You are right, I should read the code indeed. A protocol defined in the code rather than in a specification - pros: no maintenance effort, no ambiguity (in theory); cons: difficult to read and understand, difficult to make other implementations (including new versions of the same program). The blockchain fork happened because devs forgot that Berkeley DB was part of the protocol. Without reading the code I find this bit messy.

"no ambiguity" <- that's exactly what failed. In v0.7, db.h, there is the following line:

Code:
class CTxDB : public CDB

That means, create a CTxDB class, that extends the CDB class. That class is from an external library. What's CDB? What version? What does it do? All this stuff is ambiguous. Yet just "include every external" library doesn't work either; how far back do you go? While not as issue now, with really large blocks even subtle stuff like performance differences between different hardware implementations are can cause forks even with identical software.

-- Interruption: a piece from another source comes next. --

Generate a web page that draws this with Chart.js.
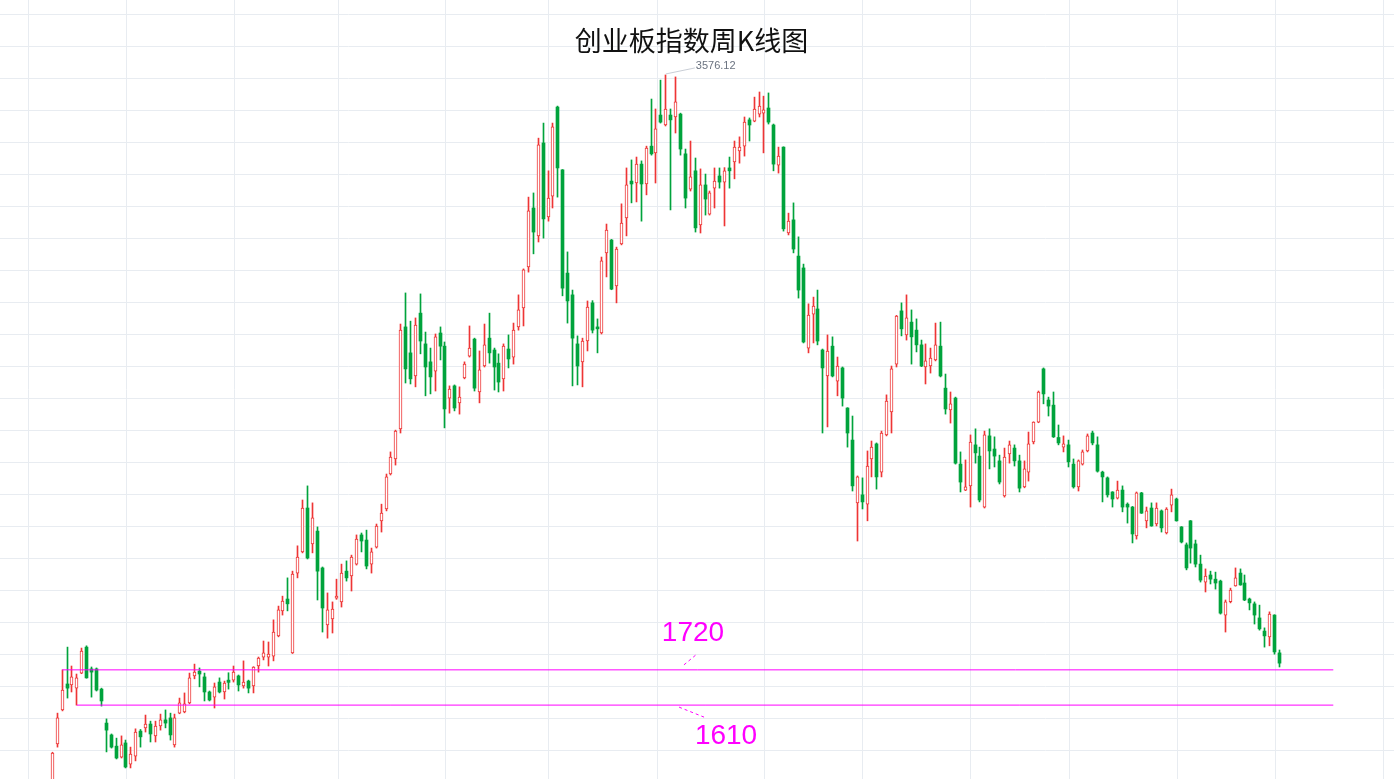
<!DOCTYPE html>
<html lang="zh-CN">
<head>
<meta charset="utf-8">
<title>创业板指数周K线图</title>
<script src="https://cdn.jsdelivr.net/npm/chart.js@4.4.0/dist/chart.umd.min.js"></script>
<style>
    html, body { margin: 0; padding: 0; background: #fff; overflow: hidden; }
    #wrap { position: relative; width: 1394px; height: 779px; }
    #title {
        position: absolute; left: 0; top: 20px; width: 1383px;
        text-align: center; color: #111;
        font-family: "Noto Sans CJK SC", "Noto Sans", sans-serif; font-size: 27px;
        pointer-events: none;
    }
</style>
</head>
<body>
<div id="wrap">
    <canvas id="kChart"></canvas>
    <div id="title">创业板指数周K线图</div>
</div>
<script>
// Weekly OHLC values (index points), one entry per week
const openV = [
    1345, 1489, 1595, 1676, 1673, 1663, 1710, 1791, 1723, 1723,
    1660, 1554, 1517, 1482, 1448, 1492, 1426, 1451, 1529, 1539,
    1551, 1514, 1545, 1564, 1570, 1486, 1585, 1589, 1617, 1701,
    1716, 1698, 1651, 1635, 1682, 1651, 1688, 1688, 1701, 1670,
    1685, 1670, 1732, 1760, 1760, 1763, 1826, 1904, 1941, 1773,
    2022, 2088, 2225, 2113, 2153, 2038, 1860, 1879, 1944, 1932,
    2028, 2013, 2050, 2141, 2125, 2050, 2103, 2185, 2222, 2331,
    2378, 2472, 2790, 2709, 2637, 2833, 2737, 2681, 2652, 2771,
    2730, 2568, 2606, 2553, 2631, 2699, 2752, 2587, 2668, 2755,
    2718, 2677, 2628, 2721, 2696, 2790, 2849, 2977, 3161, 3074,
    3364, 3133, 3198, 3476, 3280, 2958, 2890, 2737, 2681, 2746,
    2865, 2790, 2771, 3021, 3061, 2918, 3049, 3130, 3245, 3239,
    3298, 3236, 3354, 3333, 3451, 3420, 3451, 3445, 3454, 3330,
    3220, 3277, 3108, 3233, 3142, 3223, 3261, 3242, 3286, 3305,
    3339, 3354, 3436, 3432, 3454, 3457, 3473, 3420, 3295, 3351,
    3083, 3124, 3011, 2974, 2724, 2830, 2846, 2718, 2637, 2730,
    2621, 2662, 2537, 2437, 2241, 2266, 2237, 2378, 2425, 2337,
    2453, 2525, 2674, 2840, 2765, 2805, 2780, 2734, 2665, 2668,
    2687, 2730, 2599, 2531, 2568, 2362, 2281, 2294, 2422, 2387,
    2228, 2450, 2409, 2372, 2263, 2394, 2412, 2372, 2291, 2337,
    2431, 2493, 2659, 2562, 2546, 2445, 2415, 2422, 2362, 2291,
    2362, 2403, 2459, 2422, 2337, 2319, 2275, 2256, 2281, 2237,
    2228, 2138, 2272, 2185, 2225, 2175, 2216, 2147, 2234, 2253,
    2166, 2110, 2185, 2113, 2050, 1994, 2016, 2003, 1997, 1891,
    1933, 1982, 2022, 1991, 1941, 1926, 1882, 1841, 1823, 1891,
    1773
];
const closeV = [
    1460, 1570, 1657, 1663, 1698, 1695, 1779, 1695, 1713, 1657,
    1623, 1532, 1479, 1445, 1486, 1417, 1457, 1526, 1511, 1551,
    1520, 1545, 1564, 1554, 1517, 1570, 1617, 1614, 1695, 1713,
    1707, 1651, 1626, 1667, 1651, 1679, 1681, 1713, 1673, 1682,
    1663, 1729, 1757, 1773, 1769, 1838, 1907, 1935, 1926, 2019,
    2072, 2225, 2069, 2194, 2028, 1913, 1907, 1910, 1950, 2022,
    2007, 2072, 2128, 2122, 2044, 2088, 2169, 2209, 2322, 2384,
    2465, 2780, 2659, 2628, 2796, 2746, 2665, 2634, 2759, 2730,
    2534, 2596, 2537, 2571, 2674, 2724, 2599, 2656, 2734, 2709,
    2665, 2618, 2730, 2690, 2780, 2843, 2968, 3152, 3086, 3358,
    3127, 3192, 3414, 3286, 2911, 2871, 2755, 2668, 2746, 2852,
    2780, 2784, 2996, 3092, 2908, 3033, 3114, 3233, 3236, 3298,
    3236, 3348, 3330, 3408, 3429, 3470, 3436, 3492, 3345, 3192,
    3258, 3099, 3233, 3189, 3208, 3245, 3242, 3277, 3277, 3351,
    3351, 3429, 3420, 3470, 3479, 3467, 3429, 3298, 3323, 3096,
    3120, 3033, 2905, 2743, 2827, 2855, 2746, 2662, 2715, 2637,
    2668, 2568, 2459, 2294, 2322, 2244, 2356, 2415, 2322, 2459,
    2559, 2659, 2824, 2784, 2818, 2759, 2734, 2668, 2684, 2693,
    2734, 2637, 2534, 2550, 2365, 2306, 2291, 2431, 2397, 2250,
    2453, 2403, 2387, 2306, 2384, 2422, 2372, 2287, 2347, 2425,
    2493, 2587, 2581, 2543, 2447, 2428, 2425, 2369, 2291, 2372,
    2400, 2450, 2428, 2340, 2322, 2266, 2253, 2281, 2228, 2228,
    2144, 2272, 2209, 2216, 2169, 2225, 2163, 2222, 2266, 2185,
    2119, 2038, 2100, 2050, 2000, 2013, 2003, 1991, 1897, 1932,
    1969, 2007, 1985, 1938, 1929, 1891, 1848, 1826, 1894, 1776,
    1741
];
const highV = [
    1463, 1585, 1720, 1791, 1732, 1707, 1788, 1795, 1729, 1726,
    1663, 1567, 1520, 1507, 1514, 1501, 1479, 1536, 1534, 1579,
    1560, 1560, 1582, 1595, 1585, 1582, 1632, 1648, 1710, 1738,
    1726, 1710, 1654, 1679, 1695, 1685, 1711, 1732, 1704, 1748,
    1688, 1730, 1760, 1810, 1807, 1876, 1919, 1950, 2007, 2028,
    2107, 2250, 2294, 2241, 2166, 2041, 1960, 1932, 2003, 2050,
    2060, 2078, 2141, 2147, 2156, 2100, 2175, 2237, 2331, 2400,
    2468, 2799, 2896, 2808, 2818, 2893, 2774, 2724, 2768, 2790,
    2743, 2606, 2609, 2603, 2681, 2793, 2755, 2715, 2799, 2833,
    2724, 2706, 2737, 2765, 2802, 2890, 2971, 3195, 3208, 3379,
    3426, 3277, 3426, 3479, 3281, 3024, 2905, 2762, 2755, 2871,
    2872, 2815, 3008, 3111, 3063, 3039, 3174, 3286, 3311, 3320,
    3308, 3354, 3501, 3470, 3560, 3576.12, 3470, 3570, 3457, 3345,
    3370, 3317, 3283, 3267, 3214, 3286, 3286, 3287, 3320, 3370,
    3383, 3445, 3442, 3507, 3523, 3510, 3520, 3423, 3351, 3352,
    3145, 3177, 3071, 2986, 2862, 2883, 2905, 2721, 2765, 2759,
    2696, 2665, 2538, 2512, 2325, 2319, 2403, 2434, 2428, 2465,
    2578, 2668, 2826, 2865, 2890, 2843, 2815, 2749, 2737, 2724,
    2802, 2805, 2643, 2587, 2571, 2400, 2375, 2453, 2472, 2415,
    2465, 2472, 2447, 2390, 2412, 2434, 2422, 2390, 2372, 2462,
    2494, 2590, 2662, 2571, 2587, 2484, 2450, 2437, 2378, 2375,
    2406, 2456, 2465, 2447, 2340, 2322, 2276, 2309, 2294, 2241,
    2230, 2275, 2274, 2228, 2241, 2241, 2219, 2226, 2284, 2256,
    2167, 2116, 2186, 2125, 2078, 2035, 2028, 2025, 2000, 1938,
    1975, 2038, 2035, 2016, 1944, 1932, 1922, 1851, 1901, 1892,
    1782
];
const lowV = [
    1330, 1479, 1592, 1632, 1651, 1610, 1708, 1694, 1635, 1654,
    1607, 1464, 1476, 1442, 1445, 1414, 1414, 1436, 1479, 1526,
    1495, 1495, 1532, 1539, 1501, 1479, 1583, 1586, 1614, 1692,
    1667, 1623, 1623, 1601, 1648, 1629, 1660, 1682, 1654, 1663,
    1648, 1648, 1713, 1751, 1732, 1748, 1823, 1891, 1904, 1771,
    2007, 2085, 2066, 2085, 1938, 1838, 1819, 1835, 1940, 1916,
    1997, 1966, 2047, 2088, 2035, 2022, 2100, 2150, 2216, 2328,
    2359, 2459, 2615, 2612, 2603, 2706, 2575, 2581, 2590, 2687,
    2475, 2521, 2528, 2518, 2628, 2696, 2590, 2553, 2665, 2677,
    2593, 2587, 2590, 2662, 2674, 2780, 2793, 2961, 3018, 3055,
    3067, 3120, 3161, 3195, 2887, 2802, 2606, 2609, 2603, 2715,
    2771, 2709, 2768, 2946, 2906, 2865, 3046, 3074, 3177, 3180,
    3120, 3202, 3326, 3239, 3426, 3417, 3155, 3395, 3326, 3161,
    3214, 3086, 3083, 3139, 3139, 3161, 3223, 3105, 3223, 3252,
    3301, 3323, 3370, 3430, 3445, 3333, 3423, 3277, 3270, 3089,
    3077, 3021, 2880, 2740, 2709, 2740, 2734, 2459, 2478, 2634,
    2575, 2543, 2415, 2278, 2122, 2222, 2185, 2322, 2284, 2322,
    2450, 2459, 2665, 2762, 2749, 2674, 2712, 2666, 2612, 2646,
    2684, 2634, 2518, 2490, 2362, 2275, 2279, 2228, 2365, 2244,
    2225, 2347, 2353, 2300, 2259, 2365, 2356, 2275, 2288, 2309,
    2425, 2491, 2550, 2512, 2445, 2422, 2400, 2353, 2287, 2278,
    2359, 2400, 2422, 2337, 2244, 2259, 2228, 2253, 2213, 2178,
    2116, 2128, 2208, 2163, 2168, 2169, 2150, 2144, 2213, 2184,
    2116, 2032, 2053, 2041, 1994, 1963, 1988, 1972, 1894, 1838,
    1929, 1981, 1984, 1936, 1907, 1863, 1844, 1791, 1795, 1769,
    1729
];
const weeks = openV.map((_, i) => i);

// Horizontal support lines drawn on the chart
const levelValues = [1720, 1610];
const levelLabels = ['1720', '1610'];
const levelStart = [2, 5];     // week the ray starts from
const levelEnd = 261;

const RED = '#ee3535';
const GREEN = '#00a33c';
const MAGENTA = '#ff00ff';

const isUp = i => closeV[i] >= openV[i];
const upAt = ctx => ctx.dataIndex !== undefined && isUp(ctx.dataIndex);

// light paper grid behind everything
const gridBg = {
    id: 'gridBg',
    beforeDraw(chart) {
        const ctx = chart.ctx;
        ctx.save();
        ctx.fillStyle = '#fff';
        ctx.fillRect(0, 0, chart.width, chart.height);
        ctx.strokeStyle = '#e8ecf1';
        ctx.lineWidth = 1;
        const xs = [28, 126, 234, 338, 445, 548, 657, 764, 862, 970, 1069, 1177, 1275, 1383];
        ctx.beginPath();
        xs.forEach(x => {
            ctx.moveTo(x + 0.5, 0);
            ctx.lineTo(x + 0.5, chart.height);
        });
        for (let y = 14; y < chart.height; y += 32) {
            ctx.moveTo(0, y + 0.5);
            ctx.lineTo(chart.width, y + 0.5);
        }
        ctx.stroke();
        ctx.restore();
    }
};

// snap candle centres to the pixel grid so 1px wicks stay crisp
const snapCandles = {
    id: 'snapCandles',
    afterDatasetsUpdate(chart) {
        [0, 1].forEach(d => {
            chart.getDatasetMeta(d).data.forEach(el => {
                el.x = Math.floor(el.x) + 0.5;
            });
        });
    }
};

// peak label and the two level labels
const notes = {
    id: 'notes',
    afterDatasetsDraw(chart) {
        const ctx = chart.ctx;
        const xs = chart.scales.x;
        const ys = chart.scales.y;
        ctx.save();

        // peak
        let top = 0;
        highV.forEach((v, i) => { if (v > highV[top]) top = i; });
        const px = xs.getPixelForValue(top);
        const py = ys.getPixelForValue(highV[top]);
        ctx.strokeStyle = '#c9ced6';
        ctx.lineWidth = 1;
        ctx.beginPath();
        ctx.moveTo(px, py - 1);
        ctx.lineTo(px + 29, py - 7);
        ctx.stroke();
        ctx.fillStyle = '#6b7380';
        ctx.font = '11px "Liberation Sans", Arial, sans-serif';
        ctx.textBaseline = 'middle';
        ctx.textAlign = 'left';
        ctx.fillText(highV[top].toFixed(2), px + 30, py - 9);

        // level labels
        ctx.strokeStyle = MAGENTA;
        ctx.fillStyle = MAGENTA;
        ctx.setLineDash([3, 3]);
        ctx.font = '28px "Liberation Sans", Arial, sans-serif';
        ctx.textAlign = 'center';

        const ax = xs.getPixelForValue(128.7);
        const ay = ys.getPixelForValue(levelValues[0]);
        ctx.beginPath();
        ctx.moveTo(ax, ay - 5);
        ctx.lineTo(ax + 12, ay - 15);
        ctx.stroke();
        ctx.fillText(levelLabels[0], ax + 9, ay - 37);

        const bx = xs.getPixelForValue(127.7);
        const by = ys.getPixelForValue(levelValues[1]);
        ctx.beginPath();
        ctx.moveTo(bx, by + 2);
        ctx.lineTo(bx + 25, by + 12);
        ctx.stroke();
        ctx.fillText(levelLabels[1], bx + 47, by + 31);

        ctx.restore();
    }
};

const levelSets = levelValues.map((v, k) => ({
    type: 'line',
    label: levelLabels[k],
    data: [{ x: levelStart[k], y: v }, { x: levelEnd, y: v }],
    borderColor: MAGENTA,
    borderWidth: 1,
    pointRadius: 0,
    tension: 0,
    order: 0
}));

new Chart(document.getElementById('kChart'), {
    type: 'bar',
    data: {
        datasets: [
            {
                label: '影线',
                data: weeks.map(i => ({ x: i, y: [lowV[i], highV[i]] })),
                backgroundColor: ctx => upAt(ctx) ? RED : GREEN,
                barThickness: 1,
                grouped: false,
                order: 2
            },
            {
                label: '实体',
                data: weeks.map(i => ({ x: i, y: [openV[i], closeV[i]] })),
                backgroundColor: ctx => upAt(ctx) ? '#fff' : GREEN,
                borderColor: ctx => upAt(ctx) ? RED : GREEN,
                borderWidth: ctx => upAt(ctx) ? 1 : 0,
                borderSkipped: false,
                barThickness: 3,
                grouped: false,
                order: 1
            },
            ...levelSets
        ]
    },
    options: {
        responsive: true,
        maintainAspectRatio: false,
        animation: false,
        layout: { padding: 0 },
        plugins: {
            legend: { display: false },
            tooltip: { enabled: false }
        },
        scales: {
            x: {
                type: 'linear',
                display: false,
                offset: false,
                min: -10.656,
                max: 273.37
            },
            y: {
                display: false,
                min: 1379.5,
                max: 3810
            }
        }
    },
    plugins: [gridBg, snapCandles, notes]
});
</script>
</body>
</html>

Believe me, the developers understand the importance of the problem very well. As an example Pieter Wuille and others have been working to prevent OpenSSL differences from causing a fork with IsCanonicalSignature() and similar. I don't happen to agree with Gavin on everything, maybe even not on most things, but I can agree that he has been taking his roll in pushing testing and stability very seriously since he was hired by the Bitcoin Foundation, and for that matter, even further back than that.

There aren't easy solutions to specification problem, and I really think that writing yet another specification in addition to the imperfect one we already have is currently a waste of limited manpower. It might always be a waste of manpower - Bitcoin is in uncharted computer science territory with its extremely strict requirement for consensus.